The open source PyTorch machine learning (ML) framework is widely used today for AI training, but its applications go beyond that. IBM is working on development initiatives to make PyTorch a more viable option for inference, in addition to training. In an interview with VentureBeat, Raghu Ganti, principal research staff member at IBM, discussed the research efforts that aim to establish PyTorch as an open source alternative for inference on various hardware platforms.
Accelerating Inference with PyTorch
PyTorch, originally developed by Meta (formerly Facebook) and now under the leadership of the PyTorch Foundation, provides a scalable and flexible framework for training AI models. However, deploying these models for production and delivering results to clients poses its own challenges. Ganti emphasized the need for fast inference with minimal latency to ensure rapid responses.

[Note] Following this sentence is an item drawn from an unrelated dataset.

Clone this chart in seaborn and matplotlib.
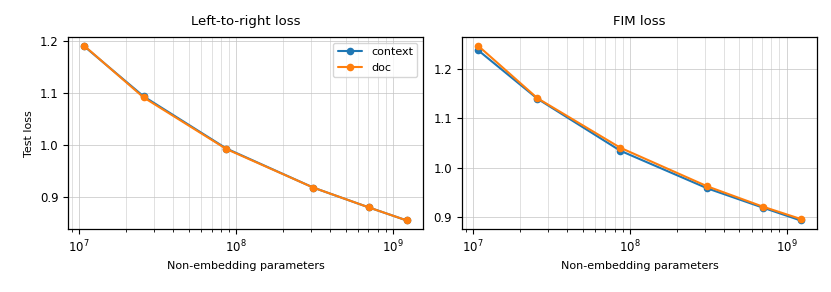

IBM is addressing this challenge by combining three techniques within PyTorch: graph fusion, kernel optimizations, and parallel tensors.

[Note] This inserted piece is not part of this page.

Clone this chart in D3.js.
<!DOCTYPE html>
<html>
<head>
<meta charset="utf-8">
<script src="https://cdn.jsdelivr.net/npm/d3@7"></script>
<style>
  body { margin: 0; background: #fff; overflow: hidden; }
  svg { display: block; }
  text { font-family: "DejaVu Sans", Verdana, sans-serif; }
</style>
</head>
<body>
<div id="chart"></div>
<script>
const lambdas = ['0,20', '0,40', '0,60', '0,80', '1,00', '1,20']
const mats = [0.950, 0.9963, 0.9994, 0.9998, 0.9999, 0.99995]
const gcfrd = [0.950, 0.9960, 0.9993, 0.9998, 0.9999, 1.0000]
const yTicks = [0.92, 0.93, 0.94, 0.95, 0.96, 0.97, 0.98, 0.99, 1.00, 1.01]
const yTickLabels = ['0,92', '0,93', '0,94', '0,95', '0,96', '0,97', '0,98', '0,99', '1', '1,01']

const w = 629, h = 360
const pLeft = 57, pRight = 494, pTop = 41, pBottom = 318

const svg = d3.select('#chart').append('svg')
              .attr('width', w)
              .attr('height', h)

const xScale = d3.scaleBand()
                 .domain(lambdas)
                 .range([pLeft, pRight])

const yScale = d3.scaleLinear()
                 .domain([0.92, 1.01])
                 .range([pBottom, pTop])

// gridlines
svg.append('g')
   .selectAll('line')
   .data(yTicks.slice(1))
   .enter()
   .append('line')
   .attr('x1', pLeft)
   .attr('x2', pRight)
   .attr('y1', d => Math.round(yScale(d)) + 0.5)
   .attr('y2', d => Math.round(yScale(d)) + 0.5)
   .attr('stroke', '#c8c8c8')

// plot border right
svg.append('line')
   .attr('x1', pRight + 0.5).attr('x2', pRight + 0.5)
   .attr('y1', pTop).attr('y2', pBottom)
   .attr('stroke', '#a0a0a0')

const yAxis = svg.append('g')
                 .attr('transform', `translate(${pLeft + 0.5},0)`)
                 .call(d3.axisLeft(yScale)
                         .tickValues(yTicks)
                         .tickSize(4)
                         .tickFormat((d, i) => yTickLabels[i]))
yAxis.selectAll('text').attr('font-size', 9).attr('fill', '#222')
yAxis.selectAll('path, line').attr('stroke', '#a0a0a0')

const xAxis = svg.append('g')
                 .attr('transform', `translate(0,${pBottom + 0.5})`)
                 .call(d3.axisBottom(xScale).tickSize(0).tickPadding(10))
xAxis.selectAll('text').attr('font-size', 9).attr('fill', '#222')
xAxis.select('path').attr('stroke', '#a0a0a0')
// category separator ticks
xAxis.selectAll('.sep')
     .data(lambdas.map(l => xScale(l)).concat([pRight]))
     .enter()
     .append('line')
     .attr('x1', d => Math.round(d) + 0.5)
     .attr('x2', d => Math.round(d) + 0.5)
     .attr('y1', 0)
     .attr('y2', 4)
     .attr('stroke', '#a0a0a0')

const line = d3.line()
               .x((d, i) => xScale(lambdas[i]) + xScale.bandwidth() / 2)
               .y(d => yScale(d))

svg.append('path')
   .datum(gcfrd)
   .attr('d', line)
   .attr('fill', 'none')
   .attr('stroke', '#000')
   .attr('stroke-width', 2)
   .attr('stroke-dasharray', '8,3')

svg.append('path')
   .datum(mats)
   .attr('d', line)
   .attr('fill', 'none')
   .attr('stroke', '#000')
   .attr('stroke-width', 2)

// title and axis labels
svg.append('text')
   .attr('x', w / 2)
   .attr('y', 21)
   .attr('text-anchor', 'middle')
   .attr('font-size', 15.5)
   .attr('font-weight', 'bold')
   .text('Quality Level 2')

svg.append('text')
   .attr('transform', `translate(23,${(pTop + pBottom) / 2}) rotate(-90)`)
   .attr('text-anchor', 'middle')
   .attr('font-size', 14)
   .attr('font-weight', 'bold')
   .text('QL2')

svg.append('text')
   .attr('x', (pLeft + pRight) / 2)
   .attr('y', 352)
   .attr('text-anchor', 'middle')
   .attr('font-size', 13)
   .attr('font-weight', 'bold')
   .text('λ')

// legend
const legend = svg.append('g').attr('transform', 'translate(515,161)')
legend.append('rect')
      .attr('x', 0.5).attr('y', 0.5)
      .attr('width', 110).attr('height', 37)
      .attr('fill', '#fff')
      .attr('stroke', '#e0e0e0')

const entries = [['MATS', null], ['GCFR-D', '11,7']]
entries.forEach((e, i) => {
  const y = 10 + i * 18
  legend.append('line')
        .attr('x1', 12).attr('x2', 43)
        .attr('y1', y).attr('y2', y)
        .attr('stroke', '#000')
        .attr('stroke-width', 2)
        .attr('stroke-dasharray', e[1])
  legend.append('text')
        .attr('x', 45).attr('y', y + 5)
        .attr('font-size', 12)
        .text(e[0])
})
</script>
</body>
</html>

- Graph Fusion: This technique reduces the volume of communications between the CPU and GPU, improving the efficiency of inference.
- Kernel Optimizations: By optimizing memory access for inference, PyTorch achieves better performance and streamlines attention computation.
- Parallel Tensors: IBM leverages parallel tensors to accelerate inference by optimizing memory utilization across multiple GPUs.
These techniques collectively remove process bottlenecks and improve access to memory, resulting in faster inference speeds. IBM researchers achieved inference speeds of 29 milliseconds per token on a 100 GPU system for a large language model with 70 billion parameters using the combined optimizations on PyTorch nightly builds.
Future Developments and Deployments
IBM acknowledges that their efforts to accelerate PyTorch for inferencing are still in progress and not ready for production deployment. However, they plan to contribute these inference optimization capabilities to the open source project and integrate them into the mainline project. IBM is also working on dynamic batching, a technique to improve GPU utilization for model inference. By dynamically grouping multiple inference requests and processing them as a batch on the GPU, PyTorch can scale its inference capabilities for enterprise deployments.
“From our perspective making PyTorch really enterprise ready is key.”
– Raghu Ganti, Principal Research Staff Member at IBM
The upcoming PyTorch 2.1 update is expected to include some of the optimizations used by IBM, making them more widely available. IBM’s goal is to make PyTorch a robust framework for both training and inference, enabling enterprises to leverage the power of AI in their operations.